I will trade a dance and a hike for affection and high regard, though never asked for it. Life is a deal. I got a sweet one.
Moby spotted a fly, and cornered it in the lampshade. Took him a while, but he got it.
8 comments:
So it goes. I feel just the same about leaving Mol to go travelling, she's not here long enough to spend time away from her.
Did you really teach old-time dancing?
My mum used to say cats get worms from eating flies.
Hope D's recovery continues well.
(o)
Bless you both -- thinking of you.
funny I was just thinking of all the places I'll never go - prompted by reading a book partly set in Venice (The Passion by Jeanette Winterson)and the fact my friend K is headed there this year. I expect to travel to Greece again and Belgium and France. But I can't contemplate too many more flights in this lifetime.

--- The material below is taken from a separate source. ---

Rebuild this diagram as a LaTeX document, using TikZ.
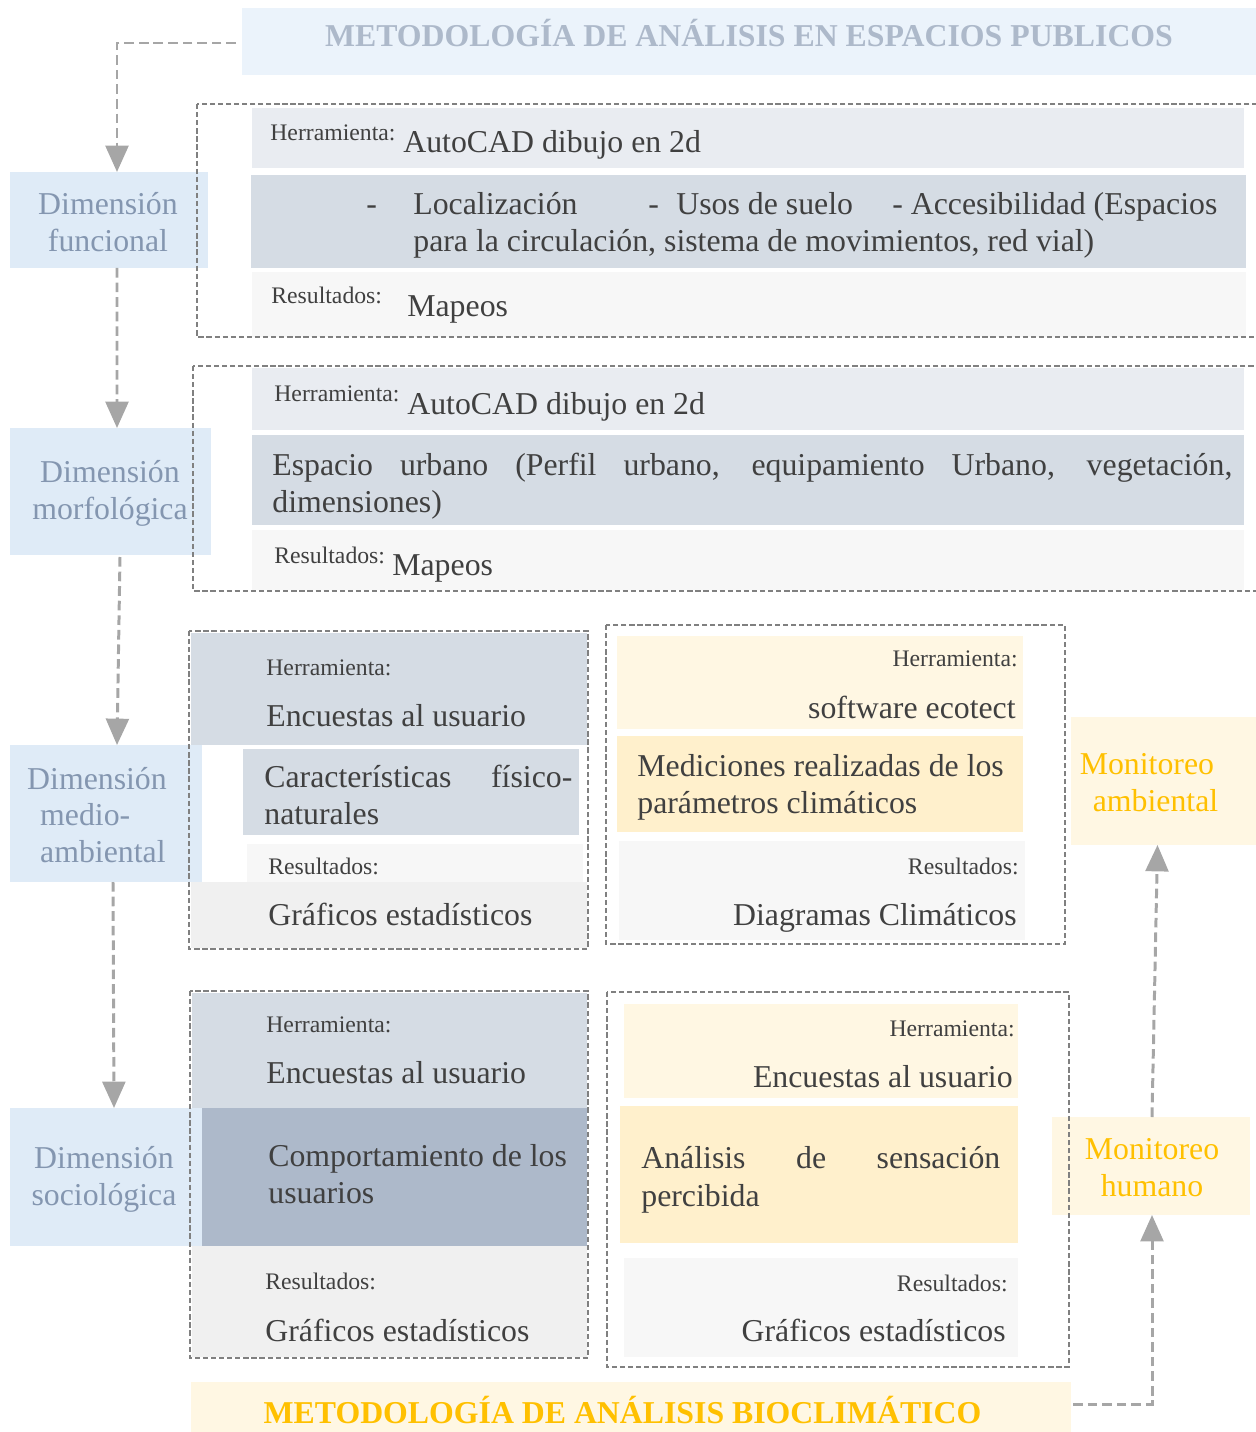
\documentclass[tikz,border=0pt]{standalone}
\usepackage{fontspec}
\setmainfont{Liberation Serif}
\usetikzlibrary{arrows.meta,calc}
\newlength{\pxu}\setlength{\pxu}{0.02cm}
\definecolor{txt}{HTML}{404040}
\definecolor{titlebg}{HTML}{EBF3FB}
\definecolor{titletxt}{HTML}{ADB9CA}
\definecolor{dimbg}{HTML}{DFEBF7}
\definecolor{dimtxt}{HTML}{8496B0}
\definecolor{rowa}{HTML}{E9ECF1}
\definecolor{rowb}{HTML}{D5DCE4}
\definecolor{rowc}{HTML}{F7F7F7}
\definecolor{rowd}{HTML}{F0F0F0}
\definecolor{rowe}{HTML}{ADB9CA}
\definecolor{yela}{HTML}{FFF7E3}
\definecolor{yelb}{HTML}{FFF0CC}
\definecolor{yeltxt}{HTML}{FFC000}
\definecolor{framec}{HTML}{808080}
\definecolor{arrc}{HTML}{A6A6A6}
\begin{document}
\begin{tikzpicture}[x=0.02cm,y=-0.02cm,
  big/.style={font=\fontsize{18.1}{21}\selectfont, text=txt, inner sep=0pt},
  small/.style={font=\fontsize{13.5}{16}\selectfont, text=txt, inner sep=0pt},
  boxnode/.style={inner sep=0pt, outer sep=0pt, draw=none},
  dimtext/.style={font=\fontsize{18.1}{21}\selectfont, text=dimtxt, align=center, inner sep=0pt},
  montext/.style={font=\fontsize{18.1}{21}\selectfont, text=yeltxt, align=center, inner sep=0pt},
  frame/.style={draw=framec, line width=0.8pt, dash pattern=on 3pt off 1.6pt},
  arr/.style={draw=arrc, line width=1.7pt, dash pattern=on 5.5pt off 2.8pt, -{Triangle[width=13pt,length=15pt]}}]
\useasboundingbox (0,0) rectangle (1256,1432);
\clip (0,0) rectangle (1256,1432);

% ---- boxes (nodes) ----
\node[boxnode, fill=titlebg, minimum width=1014\pxu, minimum height=67\pxu] (title) at (749,41.5) {};
\node[boxnode, fill=dimbg, minimum width=198\pxu, minimum height=96\pxu] (funcional) at (109,220) {};
\node[boxnode, fill=dimbg, minimum width=201\pxu, minimum height=127\pxu] (morf) at (110.5,491.5) {};
\node[boxnode, fill=dimbg, minimum width=192\pxu, minimum height=137\pxu] (medio) at (106,813.5) {};
\node[boxnode, fill=dimbg, minimum width=192\pxu, minimum height=138\pxu] (socio) at (106,1177) {};
\node[boxnode, fill=yela, minimum width=185\pxu, minimum height=128\pxu] (monA) at (1163.5,781) {};
\node[boxnode, fill=yela, minimum width=198\pxu, minimum height=98\pxu] (monH) at (1151,1166) {};
\node[boxnode, fill=yela, minimum width=880\pxu, minimum height=50\pxu] (bottom) at (631,1407) {};

% ---- row fills ----
% box 1
\fill[rowa] (252,108) rectangle (1244,168);
\fill[rowb] (251,175) rectangle (1246,268);
\fill[rowc] (252,272) rectangle (1246,337);
% box 2
\fill[rowa] (252,368) rectangle (1244,430);
\fill[rowb] (252,435) rectangle (1244,525);
\fill[rowc] (252,530) rectangle (1244,590);
% box 3
\fill[rowb] (191,633) rectangle (587,745);
\fill[rowb] (243,749) rectangle (579,835);
\fill[rowc] (247,844) rectangle (583,882);
\fill[rowd] (191,882) rectangle (587,948);
% box 4
\fill[yela] (617,636) rectangle (1023,729);
\fill[yelb] (617,736) rectangle (1023,832);
\fill[rowc] (619,841) rectangle (1025,940);
% box 5
\fill[rowb] (192,993) rectangle (587,1108);
\fill[rowe] (202,1108) rectangle (587,1246);
\fill[rowd] (192,1246) rectangle (587,1357);
% box 6
\fill[yela] (624,1004) rectangle (1018,1098);
\fill[yelb] (620,1106) rectangle (1018,1243);
\fill[rowc] (624,1258) rectangle (1018,1357);

% ---- dashed frames ----
\draw[frame] (197,104) rectangle (1262,337);
\draw[frame] (193,366) rectangle (1262,591);
\draw[frame] (189,631) rectangle (588,949);
\draw[frame] (606,625) rectangle (1065,944);
\draw[frame] (190,991) rectangle (588,1358);
\draw[frame] (607,992) rectangle (1069,1367);

% ---- titles ----
\node[anchor=base, inner sep=0pt, text=titletxt, font=\fontsize{18.1}{21}\selectfont\bfseries] (titletext) at (749,47) {METODOLOGÍA DE ANÁLISIS EN ESPACIOS PUBLICOS};
\node[anchor=base, inner sep=0pt, text=yeltxt, font=\fontsize{18.1}{21}\selectfont\bfseries] (bottomtext) at (622.5,1423) {METODOLOGÍA DE ANÁLISIS BIOCLIMÁTICO};

% ---- dimension labels ----
\node[dimtext] (funcionalt) at (108,222.5) {Dimensión\\funcional};
\node[dimtext] (morft) at (110,493.5) {Dimensión\\morfológica};
\node[dimtext, align=left] (mediot) at (97,815) {Dimensión\\\hspace*{13\pxu}medio-\\\hspace*{13\pxu}ambiental};
\node[dimtext] (sociot) at (104,1179) {Dimensión\\sociológica};
\node[dimtext, text=yeltxt, align=left] (monAt) at (1149,783) {Monitoreo\\\hspace*{13\pxu}ambiental};
\node[montext] (monHt) at (1152,1167.5) {Monitoreo\\humano};

% ---- box 1 text ----
\node[small, anchor=base west] (b1h) at (270,141) {Herramienta:};
\node[big, anchor=base west] (b1a) at (403,153) {AutoCAD dibujo en 2d};
\node[big, anchor=base west] (b1d1) at (366,215) {-};
\node[big, anchor=base west] (b1l) at (413,215) {Localización};
\node[big, anchor=base west] (b1d2) at (648,215) {-};
\node[big, anchor=base west] (b1u) at (676,215) {Usos de suelo};
\node[big, anchor=base west] (b1ac) at (892,215) {- Accesibilidad (Espacios};
\node[big, anchor=base west] (b1l2) at (413,252) {para la circulación, sistema de movimientos, red vial)};
\node[small, anchor=base west] (b1r) at (271,304) {Resultados:};
\node[big, anchor=base west] (b1m) at (407,317) {Mapeos};

% ---- box 2 text ----
\node[small, anchor=base west] (b2h) at (274,401) {Herramienta:};
\node[big, anchor=base west] (b2a) at (407,415) {AutoCAD dibujo en 2d};
\node[big, anchor=base west] (b2e1) at (272,475) {\makebox[960\pxu][s]{Espacio urbano (Perfil urbano, equipamiento Urbano, vegetación,}};
\node[big, anchor=base west] (b2e2) at (272,512) {dimensiones)};
\node[small, anchor=base west] (b2r) at (274,563) {Resultados:};
\node[big, anchor=base west] (b2m) at (392,575) {Mapeos};

% ---- box 3 text ----
\node[small, anchor=base west] (b3h) at (266,675) {Herramienta:};
\node[big, anchor=base west] (b3a) at (266,726) {Encuestas al usuario};
\node[big, anchor=base west] (b3c1) at (264,787) {\makebox[308\pxu][s]{Características físico-}};
\node[big, anchor=base west] (b3c2) at (264,824) {naturales};
\node[small, anchor=base west] (b3r) at (268,874) {Resultados:};
\node[big, anchor=base west] (b3g) at (268,925) {Gráficos estadísticos};

% ---- box 4 text ----
\node[small, anchor=base east] (b4h) at (1018,666) {Herramienta:};
\node[big, anchor=base east] (b4a) at (1016,718) {software ecotect};
\node[big, anchor=base west] (b4m1) at (637,776) {Mediciones realizadas de los};
\node[big, anchor=base west] (b4m2) at (637,813) {parámetros climáticos};
\node[small, anchor=base east] (b4r) at (1019,874) {Resultados:};
\node[big, anchor=base east] (b4d) at (1017,925) {Diagramas Climáticos};

% ---- box 5 text ----
\node[small, anchor=base west] (b5h) at (266,1032) {Herramienta:};
\node[big, anchor=base west] (b5a) at (266,1083) {Encuestas al usuario};
\node[big, anchor=base west] (b5c1) at (268,1166) {Comportamiento de los};
\node[big, anchor=base west] (b5c2) at (268,1203) {usuarios};
\node[small, anchor=base west] (b5r) at (265,1289) {Resultados:};
\node[big, anchor=base west] (b5g) at (265,1341) {Gráficos estadísticos};

% ---- box 6 text ----
\node[small, anchor=base east] (b6h) at (1015,1036) {Herramienta:};
\node[big, anchor=base east] (b6a) at (1013,1087) {Encuestas al usuario};
\node[big, anchor=base west] (b6s1) at (641,1168) {\makebox[359\pxu][s]{Análisis de sensación}};
\node[big, anchor=base west] (b6s2) at (641,1206) {percibida};
\node[small, anchor=base east] (b6r) at (1008,1291) {Resultados:};
\node[big, anchor=base east] (b6g) at (1006,1341) {Gráficos estadísticos};

% ---- connectors ----
\draw[arr] ($(title.west)+(-6,1.5)$) -| ($(funcional.north)+(8,0)$);
\draw[arr] ($(funcional.south)+(8,0)$) -- ($(morf.north)+(6.5,0)$);
\draw[arr] ($(morf.south)+(9.5,2)$) -- ($(medio.north)+(11,0)$);
\draw[arr] ($(medio.south)+(7,0)$) -- ($(socio.north)+(8,0)$);
\draw[arr] ($(bottom.east)+(2,-3)$) -| ($(monH.south)+(1,0)$);
\draw[arr] ($(monH.north)+(1,0)$) -- ($(monA.south)+(-6,0)$);
\end{tikzpicture}
\end{document}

I believe they should be officially rationed by now... I feel ok I won't see India.
I adore your first paragraph. I lived it. So true! Thank you.
In the past my cat has enjoyed warming his nose by looking up into lampshades. I assumed Moby was doing the same.
Lucy, I taught at Arthur Murrays, got fired because I wouldn't do the hard-sell on the overpriced lesson packages. Did pretty well teaching foxtrot and mambo 'n such.
Dale, we are healing, thank you.
tg, I get the guilts about adding a huge carbon stomp for the sake of a vacation, too. Not a deal breaker, but a factor.
~qb, I'm sorry you had that, I wouldn't wish it on anyone.
Pacian, I expect the warm nose was an added benefit. I saw the fly,too. He batted at it for a good ten minutes. He has been known to catch and eat bugs before.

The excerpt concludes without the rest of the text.